Improved Early Childhood Care and Development Action Plans in La Paz and El Alto, Bolivia

Key Contact
Patricia Alvarez
Start Date
End Date
Funding Amount
$ 44,190
Knowledge-providing Countries
Knowledge-receiving Countries


Bolivia’s National Development Plan and Country Partnership Strategy identify the improvement of basic social services as one of the four development pillars for sustained economic growth. New Education and Popular Participation laws call for education services that consider the nation’s rich cultural diversity.  The same laws assign control of education infrastructure to municipalities, with broader participation from local families and communities. 
Under the new Country Partnership Strategy, Bolivia’s municipalities of La Paz and El Alto planned to undertake comprehensive policy reforms across the social sector, and design the inter-institutional architecture required to implement policies and deliver services more efficiently. La Paz and El Alto particularly wanted to improve early childhood education, health, nutrition, child protection, and quality assurance to enhance opportunities for children and reduce intergenerational poverty and inequality. 
To this end, both municipal governments requested World Bank assistance to learn from other countries’ best practices for delivering quality early childhood development services. The knowledge gained would help officials prepare and design their own policies and program implementation strategies. The Bank identified Colombia as a suitable fit for the knowledge exchange. 
The exchange connected officials from the Bolivian cities of La Paz and El Alto with counterparts from Bogotá and Medellin in Colombia. The main objective was to enhance service delivery for young children in Bolivia. The exchange consisted of a series of video training and webinars, the creation of a knowledge sharing network among policymakers, and the development of a comprehensive early childhood education action plan. 
Evaluating the exchange after it was complete, the participants said that the exercise was “an eye opener” and that it “enabled the team to learn about differential services for children with special needs from an inclusive approach.” They added that “it was motivating to see examples of how [Colombia] has been able to overcome challenges that we also identify with.”
Overall, the exchange was effective in strengthening the capacity of the Ministry of Education and the municipalities of La Paz and El Alto to provide quality early childhood development services to the population. The exchange exposed technical staff members to innovative practices and enabled them to take charge of implementing the programs locally. As a result, they will be able to improve the quality of services provided to Bolivian children living in disadvantaged families.

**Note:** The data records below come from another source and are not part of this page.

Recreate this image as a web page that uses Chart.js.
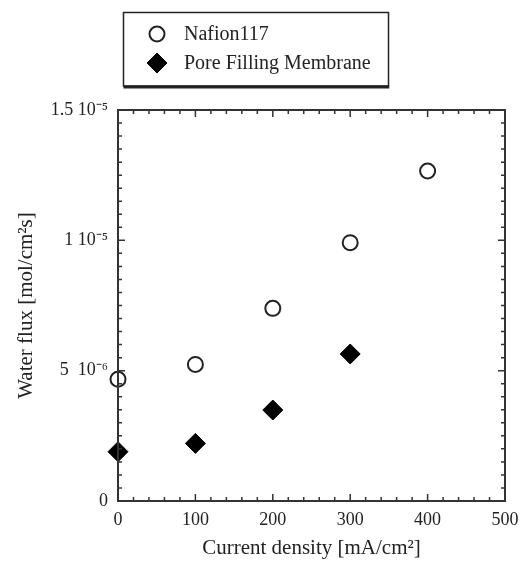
<!DOCTYPE html>
<html>
<head>
<meta charset="utf-8">
<script src="https://cdn.jsdelivr.net/npm/chart.js"></script>
<style>
  html, body { margin: 0; padding: 0; background: #fff; }
  #wrap { width: 520px; height: 561px; }
</style>
</head>
<body>
<div id="wrap"><canvas id="fluxChart" width="520" height="561"></canvas></div>
<script>
// values
const currentDensity = [0, 100, 200, 300, 400];
const nafionFlux = [4.67e-6, 5.24e-6, 7.39e-6, 9.91e-6, 1.266e-5];
const poreCurrent = [0, 100, 200, 300];
const poreFlux = [1.89e-6, 2.21e-6, 3.49e-6, 5.64e-6];

const yTickValues = [0, 5e-6, 1e-5, 1.5e-5];
const yTickLabels = ['0', '5  10\u207B\u2076', '1 10\u207B\u2075', '1.5 10\u207B\u2075'];
const xTickValues = [0, 100, 200, 300, 400, 500];

const seriesNames = ['Nafion117', 'Pore Filling Membrane'];

const FONT = "'Liberation Serif', 'Times New Roman', serif";
const INK = '#222';

function toPoints(xs, ys) {
  return xs.map((x, i) => ({ x: x, y: ys[i] }));
}

function matchTick(v, list, tol) {
  return list.findIndex(t => Math.abs(t - v) < tol);
}

// box around the plot + inward ticks on all four sides
const framePlugin = {
  id: 'frame',
  afterDraw(chart) {
    const { ctx, chartArea: a, scales } = chart;
    ctx.save();
    ctx.strokeStyle = '#333';
    ctx.lineWidth = 1.5;
    scales.x.ticks.forEach(t => {
      const px = scales.x.getPixelForValue(t.value);
      const len = matchTick(t.value, xTickValues, 1e-6) >= 0 ? 7 : 4;
      ctx.beginPath();
      ctx.moveTo(px, a.bottom); ctx.lineTo(px, a.bottom - len);
      ctx.moveTo(px, a.top); ctx.lineTo(px, a.top + len);
      ctx.stroke();
    });
    scales.y.ticks.forEach(t => {
      const py = scales.y.getPixelForValue(t.value);
      const len = matchTick(t.value, yTickValues, 1e-9) >= 0 ? 7 : 4;
      ctx.beginPath();
      ctx.moveTo(a.left, py); ctx.lineTo(a.left + len, py);
      ctx.moveTo(a.right, py); ctx.lineTo(a.right - len, py);
      ctx.stroke();
    });
    ctx.lineWidth = 2;
    ctx.strokeStyle = '#333';
    ctx.strokeRect(a.left, a.top, a.right - a.left, a.bottom - a.top);
    ctx.restore();
  }
};

// boxed legend above the plot, items stacked
const boxLegendPlugin = {
  id: 'boxLegend',
  afterDraw(chart) {
    const ctx = chart.ctx;
    const box = { left: 123.5, top: 12.5, right: 388.5, bottom: 86 };
    ctx.save();
    ctx.strokeStyle = INK;
    ctx.lineWidth = 1.5;
    ctx.strokeRect(box.left, box.top, box.right - box.left, box.bottom - box.top);
    ctx.lineWidth = 3;
    ctx.beginPath();
    ctx.moveTo(box.left, box.bottom + 1);
    ctx.lineTo(box.right + 0.75, box.bottom + 1);
    ctx.stroke();

    const rows = [34, 63];
    chart.data.datasets.forEach((ds, i) => {
      const y = rows[i];
      const x = 157;
      ctx.beginPath();
      if (ds.pointStyle === 'circle') {
        ctx.arc(x, y, ds.pointRadius, 0, Math.PI * 2);
      } else {
        const r = ds.pointRadius;
        ctx.moveTo(x - r, y); ctx.lineTo(x, y - r);
        ctx.lineTo(x + r, y); ctx.lineTo(x, y + r);
        ctx.closePath();
      }
      ctx.fillStyle = ds.pointBackgroundColor;
      ctx.fill();
      ctx.lineWidth = ds.pointBorderWidth;
      ctx.strokeStyle = ds.pointBorderColor;
      ctx.stroke();

      ctx.fillStyle = INK;
      ctx.font = '20px ' + FONT;
      ctx.textAlign = 'left';
      ctx.textBaseline = 'middle';
      ctx.fillText(ds.label, 184, y + 1);
    });
    ctx.restore();
  }
};

new Chart(document.getElementById('fluxChart'), {
  type: 'scatter',
  data: {
    datasets: [
      {
        label: seriesNames[0],
        data: toPoints(currentDensity, nafionFlux),
        pointStyle: 'circle',
        pointRadius: 7.5,
        pointBorderWidth: 2,
        pointBackgroundColor: '#fff',
        pointBorderColor: INK,
        clip: false
      },
      {
        label: seriesNames[1],
        data: toPoints(poreCurrent, poreFlux),
        pointStyle: 'rectRot',
        pointRadius: 10,
        pointBorderWidth: 1,
        pointBackgroundColor: '#000',
        pointBorderColor: '#000',
        clip: false
      }
    ]
  },
  options: {
    responsive: false,
    animation: false,
    devicePixelRatio: 1,
    layout: { padding: { top: 110, right: 15, left: 0, bottom: 0 } },
    plugins: {
      legend: { display: false },
      tooltip: { enabled: false }
    },
    scales: {
      x: {
        type: 'linear',
        min: 0,
        max: 500,
        grid: { display: false, drawTicks: false },
        border: { display: false },
        ticks: {
          stepSize: 20,
          maxTicksLimit: 100,
          autoSkip: false,
          maxRotation: 0,
          padding: 8,
          color: INK,
          font: { family: FONT, size: 18 },
          callback: v => (matchTick(v, xTickValues, 1e-6) >= 0 ? String(v) : '')
        },
        title: {
          display: true,
          text: 'Current density [mA/cm\u00B2]',
          color: INK,
          font: { family: FONT, size: 21 },
          padding: { top: 0, bottom: 0 }
        },
        afterFit(scale) {
          scale.height = 60;
          scale.paddingRight = 0;
          scale.paddingLeft = 0;
        }
      },
      y: {
        type: 'linear',
        min: 0,
        max: 1.5e-5,
        grid: { display: false, drawTicks: false },
        border: { display: false },
        ticks: {
          stepSize: 5e-7,
          maxTicksLimit: 100,
          autoSkip: false,
          padding: 10,
          color: INK,
          font: { family: FONT, size: 18 },
          callback: v => {
            const k = matchTick(v, yTickValues, 1e-9);
            return k >= 0 ? yTickLabels[k] : '';
          }
        },
        title: {
          display: true,
          text: 'Water flux [mol/cm\u00B2s]',
          color: INK,
          font: { family: FONT, size: 21 },
          padding: { top: 14, bottom: 0 }
        },
        afterFit(scale) { scale.width = 118; }
      }
    }
  },
  plugins: [framePlugin, boxLegendPlugin]
});
</script>
</body>
</html>
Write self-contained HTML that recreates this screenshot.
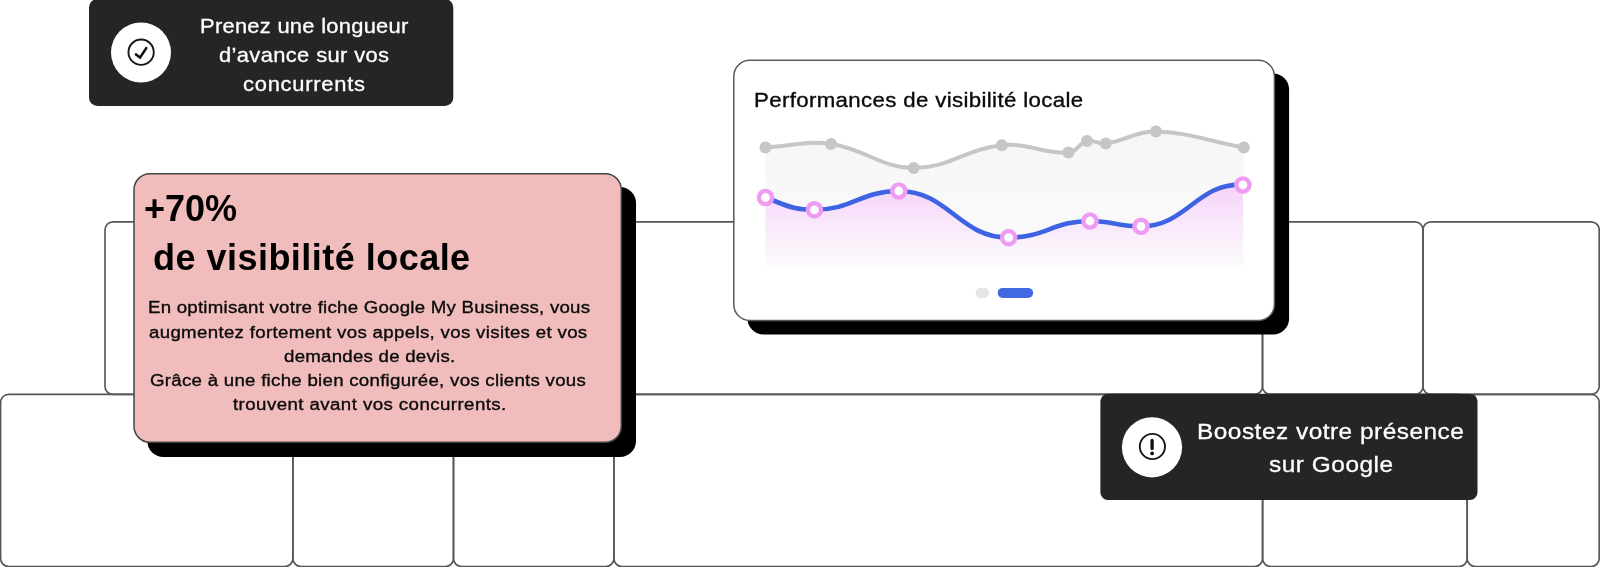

Beneficiaries / Participants

Bolivia has undergone profound change since the Government of President Morales took power in 2006. The administration implemented a range of social and economic policies to empower indigenous peoples and reduce poverty and inequality. 
In May 2006, the Government of Bolivia launched its National Development Plan (NDP), which, among other things, sought to introduce new social programs while scaling up existing ones to achieve profound social and political reform. Several years later, the World Bank and the Government have agreed on a four-year Country Partnership Strategy (CPS) as a viable medium-term program for addressing upcoming development challenges.
Improving child development through an integrated system for social wellbeing and equity is a key component of Bolivia’s Human Development Plan. The Plan outlines a regulatory framework that details the roles and responsibilities at the national, departmental, and municipal levels, requiring municipalities to allocate budgets and implement comprehensive child development policies for children aged 0 to 5. 
La Paz and El Alto began developing strategic action plans to provide comprehensive early childhood development services and requested Bank support to gain firsthand access to international best practices, particularly in the areas of nutrition, parenting, initial education, training of care givers, and program monitoring and evaluation.